Let $\{f_j\}_j \subseteq B$ be a bounded sequence, i.e. $\exists \, M > 0$ s.t. $\|f_j\| \leq M$. Now, upon examination, for each $j$,
$$T(f_j) = \sum_{n=1}^\infty a_n^{(j)}\color{blue}{\langle \varphi_n, f \rangle} \varphi_n \tag{$\star\star$}$$
It's not clear what I should do here. I suspect that my assumption that $\{a_n\}_n$ depends on $f_j$ is incorrect given the wording of the problem. But if $\{a_n\}_n$ is fixed, then $T$ is a constant map, which makes this problem silly. Maybe the way I'm interpreting this problem is incorrect, but I cannot see it any other way. Am I understanding the problem correctly?

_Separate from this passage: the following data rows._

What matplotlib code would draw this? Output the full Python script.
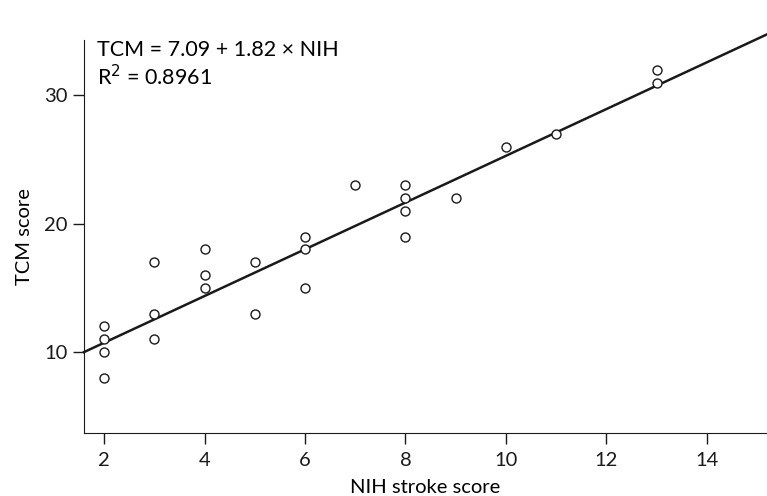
import numpy as np
import matplotlib.pyplot as plt

plt.rcParams['font.family'] = ['Lato', 'DejaVu Sans']

# data
nih = [2, 2, 2, 2, 3, 3, 3, 4, 4, 4, 5, 5, 6, 6, 6, 7, 8, 8, 8, 8, 9, 10, 11, 13, 13]
tcm = [12, 11, 10, 8, 17, 13, 11, 18, 16, 15, 17, 13, 19, 18, 15, 23, 23, 22, 21, 19, 22, 26, 27, 32, 31]
intercept = 7.09
slope = 1.82
xticks = [2, 4, 6, 8, 10, 12, 14]
yticks = [10, 20, 30]

fig = plt.figure(figsize=(7.67, 4.96), dpi=100)
ax = fig.add_axes([0.1095, 0.127, 0.8905, 0.792])

xl = np.array([1.6, 15.25])
ax.plot(xl, intercept + slope*xl, color='#1a1a1a', lw=1.8, zorder=2, clip_on=False)
ax.scatter(nih, tcm, s=42, facecolors='white', edgecolors='#1a1a1a', linewidths=1.0, zorder=3)

ax.set_xlim(1.6, 15.2)
ax.set_ylim(3.7, 34.3)
ax.set_xticks(xticks)
ax.set_yticks(yticks)
ax.spines['top'].set_visible(False)
ax.spines['right'].set_visible(False)
ax.spines['left'].set_color('#1a1a1a')
ax.spines['bottom'].set_color('#1a1a1a')
ax.tick_params(direction='out', length=8, width=1, labelsize=14.5, colors='#1a1a1a')
ax.tick_params(axis='x', pad=6)
ax.tick_params(axis='y', pad=4)
ax.set_xlabel('NIH stroke score', fontsize=14.5, labelpad=7)
ax.set_ylabel('TCM score', fontsize=14.5, labelpad=8)

ax.text(0.019, 1.0, 'TCM = 7.09 + 1.82 \u00d7 NIH\nR$^2$ = 0.8961', transform=ax.transAxes,
        fontsize=15.5, va='top', ha='left', linespacing=1.2)

fig.savefig('out.png', dpi=100)
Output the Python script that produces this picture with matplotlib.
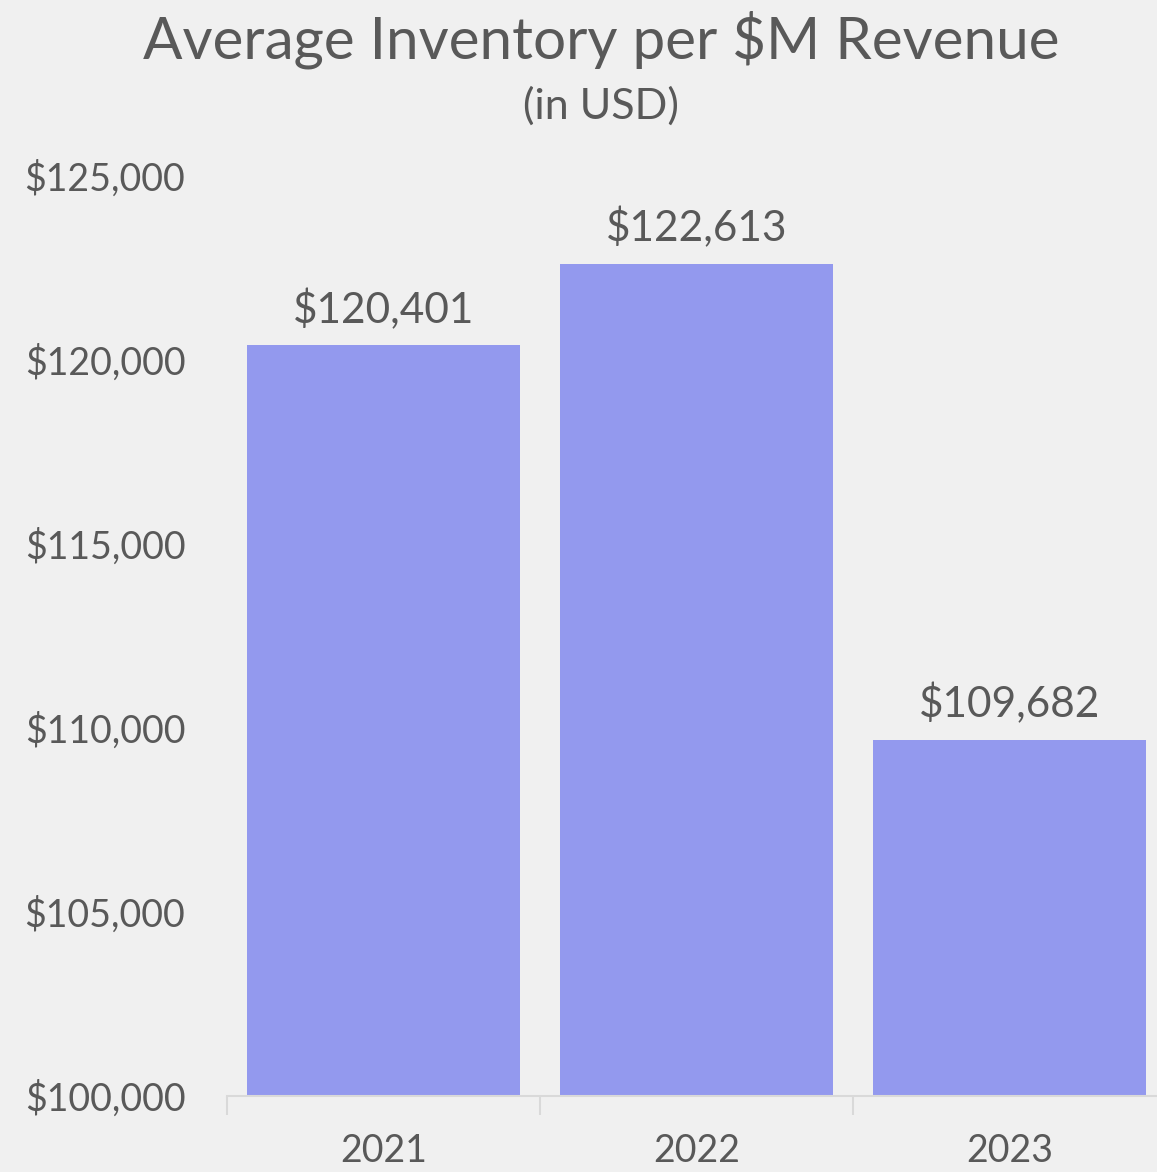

EDIT: The text in blue in $(\star)$ is a restatement of the problem after Anne's comment mentioned that there may be a typo in the original problem $-$ which originally omitted the blue text in $(\star)$.
Attempt:
Note that operators $S$ of finite rank ($\dim(S(H)) < \infty$) are compact. If $T$ is the limit of a sequence of finite rank (hence, compact) operators, then $T$ is compact. Define $T_m: H \to H$ via
\begin{align}
T_m(f) = \sum_{i=1}^m a_n \langle \varphi_n,f \rangle \varphi_n
\end{align}
If we take $(T – T_m)(f) = T(f) – T_m(f)$, we get
\begin{align}
\begin{split}
T(f) -T_m(f) &= \sum_{n=1}^\infty a_n \langle \varphi_n, f \rangle \varphi_n – \sum_{n=1}^m a_n \langle \varphi_n, f \rangle \varphi_n \\
&= \sum_{n=m+1}^\infty a_n \langle \varphi_n ,f \rangle \varphi_n
\end{split}
\end{align}
And now consider $\|(T-T_m)(f)\|^2$:
\begin{align}
\begin{split}
\|(T-T_m)(f)\|^2 &= \left\| \sum_{n=m+1}^\infty a_n \langle \varphi_n ,f \rangle \varphi_n \right\|^2 \\
&= \left\langle \sum_{n=m+1}^\infty a_n \langle \varphi_n ,f \rangle \varphi_n, \sum_{n=m+1}^\infty a_n \langle \varphi_n ,f \rangle \varphi_n \right\rangle \\
&= \sum_{n=m+1}^\infty \left\langle a_n \langle \varphi_n ,f \rangle \varphi_n, a_n \langle \varphi_n ,f \rangle \varphi_n \right\rangle \\
&= \sum_{n=m+1}^\infty \| a_n \langle \varphi_n ,f \rangle \varphi_n \|^2 \\
&= \sum_{n=m+1}^\infty |a_n|^{\color{red}2} \cdot \| \langle \varphi_n ,f \rangle \varphi_n \|^2 \\
\end{split}
\end{align}
Best Answer
Let $f \in H$ arbitrary. Starting from your final sequence of equalities (you forgot a square): $$ \begin{align} \begin{split} \|(T-T_m)(f)\|^2 &= \sum_{n=m+1}^\infty |a_n|^2 \cdot \| \langle \varphi_n ,f \rangle \varphi_n \|^2 \\ & \leq (\sup_{n \in \mathbb{N}: n \geq m+1} |a_n|)^2 \sum_{n=m+1}^\infty \| \langle \varphi_n ,f \rangle \varphi_n \|^2 \\ &\leq (\sup_{n \in \mathbb{N}: n \geq m+1} |a_n|)^2 \| f\|^2. \end{split} \end{align} $$ Since $f$ is arbitrary this implies that $$ 0 \leq \| T- T_m \| \leq \sup_{n \in \mathbb{N}: n \geq m+1} |a_n| $$ for all $m \in \mathbb{N}$. The sequence on the right hand side converges to $0$ (as $m \to \infty$), because it converges to the $ \limsup $ of $ (|a_n|)_{n \in \mathbb{N}} $, which is $0$. Therefore the Sandwich lemma concludes.